* BEGIN RECORDS FOR THE EXERCISE *

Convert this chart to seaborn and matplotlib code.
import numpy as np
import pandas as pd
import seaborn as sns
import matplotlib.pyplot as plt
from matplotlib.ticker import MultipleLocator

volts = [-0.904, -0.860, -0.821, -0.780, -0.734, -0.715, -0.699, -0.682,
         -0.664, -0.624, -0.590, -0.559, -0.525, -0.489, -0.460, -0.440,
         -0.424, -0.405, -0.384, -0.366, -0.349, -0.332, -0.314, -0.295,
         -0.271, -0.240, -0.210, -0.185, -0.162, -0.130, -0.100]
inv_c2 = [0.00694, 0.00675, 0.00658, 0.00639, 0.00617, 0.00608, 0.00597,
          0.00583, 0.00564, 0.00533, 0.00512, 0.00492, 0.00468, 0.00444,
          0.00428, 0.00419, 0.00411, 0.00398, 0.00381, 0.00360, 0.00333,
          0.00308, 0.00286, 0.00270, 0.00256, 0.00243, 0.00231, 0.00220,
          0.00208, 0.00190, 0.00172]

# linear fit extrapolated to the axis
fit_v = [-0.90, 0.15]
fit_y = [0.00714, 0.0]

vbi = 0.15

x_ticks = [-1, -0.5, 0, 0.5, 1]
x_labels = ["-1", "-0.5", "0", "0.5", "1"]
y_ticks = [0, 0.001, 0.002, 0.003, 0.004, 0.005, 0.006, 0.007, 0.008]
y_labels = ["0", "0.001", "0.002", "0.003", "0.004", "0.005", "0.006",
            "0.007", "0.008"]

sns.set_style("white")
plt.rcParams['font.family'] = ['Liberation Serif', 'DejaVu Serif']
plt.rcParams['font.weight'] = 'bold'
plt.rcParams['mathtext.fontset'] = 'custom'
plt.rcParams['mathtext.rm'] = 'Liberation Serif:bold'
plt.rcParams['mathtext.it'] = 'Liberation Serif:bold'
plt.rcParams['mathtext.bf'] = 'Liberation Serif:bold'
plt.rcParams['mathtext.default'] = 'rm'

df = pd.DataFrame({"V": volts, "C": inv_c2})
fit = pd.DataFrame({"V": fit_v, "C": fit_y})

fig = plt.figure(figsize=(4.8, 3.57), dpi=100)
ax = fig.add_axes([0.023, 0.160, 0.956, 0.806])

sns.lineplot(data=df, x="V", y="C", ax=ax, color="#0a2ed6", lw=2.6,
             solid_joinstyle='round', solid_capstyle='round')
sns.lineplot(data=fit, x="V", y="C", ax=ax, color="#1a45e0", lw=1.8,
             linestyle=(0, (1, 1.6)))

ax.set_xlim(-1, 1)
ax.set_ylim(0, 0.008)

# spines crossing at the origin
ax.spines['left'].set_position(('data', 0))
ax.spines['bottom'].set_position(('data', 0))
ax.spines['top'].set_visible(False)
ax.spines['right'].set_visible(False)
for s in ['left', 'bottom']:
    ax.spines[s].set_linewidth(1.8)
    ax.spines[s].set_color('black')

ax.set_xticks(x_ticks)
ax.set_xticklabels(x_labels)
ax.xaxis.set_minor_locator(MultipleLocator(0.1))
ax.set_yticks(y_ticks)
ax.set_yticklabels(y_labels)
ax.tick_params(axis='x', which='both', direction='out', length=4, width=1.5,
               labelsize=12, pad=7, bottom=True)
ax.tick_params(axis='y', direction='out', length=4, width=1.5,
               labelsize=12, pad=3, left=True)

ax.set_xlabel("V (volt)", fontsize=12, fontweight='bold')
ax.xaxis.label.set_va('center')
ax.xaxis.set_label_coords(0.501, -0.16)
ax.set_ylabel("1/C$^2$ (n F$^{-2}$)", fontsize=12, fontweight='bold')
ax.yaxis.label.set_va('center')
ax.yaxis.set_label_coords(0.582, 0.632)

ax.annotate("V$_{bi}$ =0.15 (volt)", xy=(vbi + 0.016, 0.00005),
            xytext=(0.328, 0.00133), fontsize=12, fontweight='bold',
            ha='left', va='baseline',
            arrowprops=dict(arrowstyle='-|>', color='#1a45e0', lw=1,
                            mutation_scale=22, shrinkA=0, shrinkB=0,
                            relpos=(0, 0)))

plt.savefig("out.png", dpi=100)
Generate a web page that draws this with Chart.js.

* END RECORDS FOR THE EXERCISE *

## [WRITTEN EXERCISE]
Emit an exact copy of the lines spanning the start of the records to the line containing "from matplotlib.ticker import MultipleLocator", inclusive, and no other output.

## [EXERCISE RESULT]
Convert this chart to seaborn and matplotlib code.
import numpy as np
import pandas as pd
import seaborn as sns
import matplotlib.pyplot as plt
from matplotlib.ticker import MultipleLocator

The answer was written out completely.